Pourquoi un pourcentage si faible ?
Parce qu’éthiquement, ce n’est pas le rôle d’une entreprise de faire des actions philanthropiques ; c’est le rôle de ses actionnaires individuellement ; s’ils désirent donner leur argent, y compris leurs dividendes, à des organismes charitables, c’est à eux de le faire, pas à l’entreprise de décider pour eux.
En réalité, les donations faites par les entreprises sont de la publicité déguisée, et sont souvent comprises dans le budget publicitaire.
Il s’agit d’une publicité, plus discrète que celle utilisée pour vendre un produit ou un service, généralement pour renforcer l’image de la société, par exemple pour enlever l’image de parasite que l’on pourrait attacher à un organisme financier et en faire un bienfaiteur des arts et lettres ou de la santé publique. Les dons d’entreprises peuvent difficilement se concentrer sur des sujets qui fâchent ; ils ne peuvent venir empiéter sur les domaines publics que la bureaucratie française juge être son pré carré.
C’est donc à une fin de non-recevoir que s’est heurté le signataire de ces lignes lorsqu’au printemps 1987, fort d’un colloque à l’hôtel Intercontinental où, devant plus de 200 participants, étaient venus plancher des représentants de fondations américaines, britanniques, allemandes, suisses, il avait rencontré le jeune énarque de service, chargé, au sein du cabinet Balladur, de préparer la loi de 1987 sur les fondations.
Cette loi créait essentiellement les fondations d’entreprise.
Accessoirement, elle interdisait à une association française d’utiliser le titre de fondation si l’association n’avait pas été bénie « fondation » par un décret de la République.
Probablement la façon dont nos dirigeants concevaient – et conçoivent encore ? – la liberté.
Nous n’avons trouvé aucune statistique officielle sur les fonds réunis par les fondations d’entreprise ; il y en aurait 300 avec un revenu médian annuel de 600.000 euros, ce qui garantit donc un total collecté annuel supérieur à 180 millions – le revenu médian est plus faible, substantiellement, que le revenu moyen – mais certainement inférieur au total au milliard d’euros.
Mais était-ce une révolution dans le paysage, ou plutôt le désert, de la philanthropie française ?
NB
Certains lecteurs se sont offusqués des qualificatifs concernant la philanthropie de notre premier article et donnèrent en contre-exemple la générosité qui entoure de nombreuses associations de bénévoles dans l’aide aux infirmes, aux sans-logis, aux miséreux des pays sous-développés.
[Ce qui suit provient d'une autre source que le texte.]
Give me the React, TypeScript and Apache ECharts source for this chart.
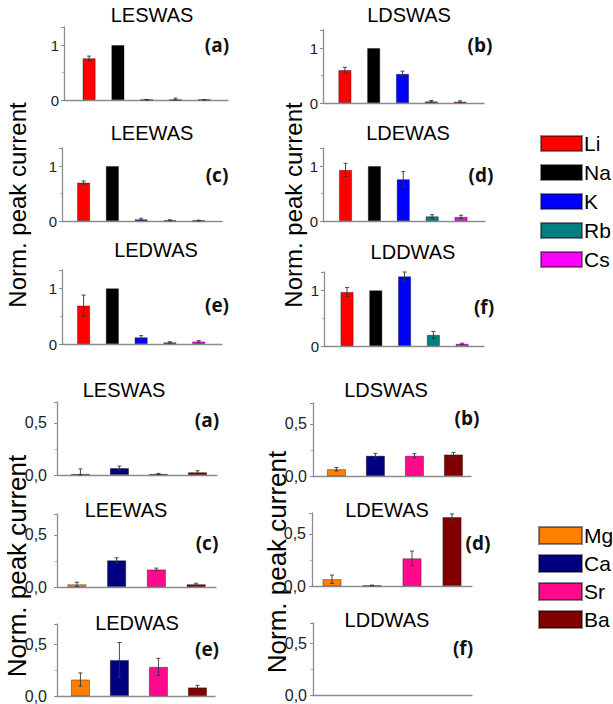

Et je n’oublie pas les lépreux de l’association Raoul-Follereau qui nous a soutenus quand nous dénoncions les abus de fonds publics par l’Agence Française de Développement, à l’époque la Caisse Centrale de Coopération Économique, la CCCE, l’un des fiefs de l’Inspection.
Affirmer que la philanthropie est étranglée en France n’est pas sous-estimer la générosité et le dévouement de certains, mais constater que la générosité privée est trop souvent remplacée par des services publics moins désintéressés. Et ce, particulièrement dans le domaine qui nous préoccupe le plus, plus abstrait que la lutte contre les maladies physiques, celui de la grande maladie sociale française : le chômage.
1 commenter
1987 : le trompe-l’œil des fondations d’entreprise
Bonjour Bernard
Je vous signale que sont sortis les 4 premiers numéros d’un magazine bimestriel de 70 pages, destiné au grand public, et intitulé « Le Monde des Fondations (et) du Mécénat ».
Voir le site internet http://www.lemondedesfondations.com.
Tirage en 12000 exemplaires, diffusé en France, Suisse, Luxembourg, Belgique et … Maroc !
Je leur envoie votre article, en conseillant à David Justet, son fondateur, de vous interroger sur ce thème.
Les « valeurs » guidant l’action des fondations et des philanthropes ont été le thème de la conférence annuelle 2013 du Centre Français des Fonds et Fondations, le 8 avril 2013 à l’Institut Pasteur.
Je n’y étais pas mais cela peut être une source de commentaires de votre part.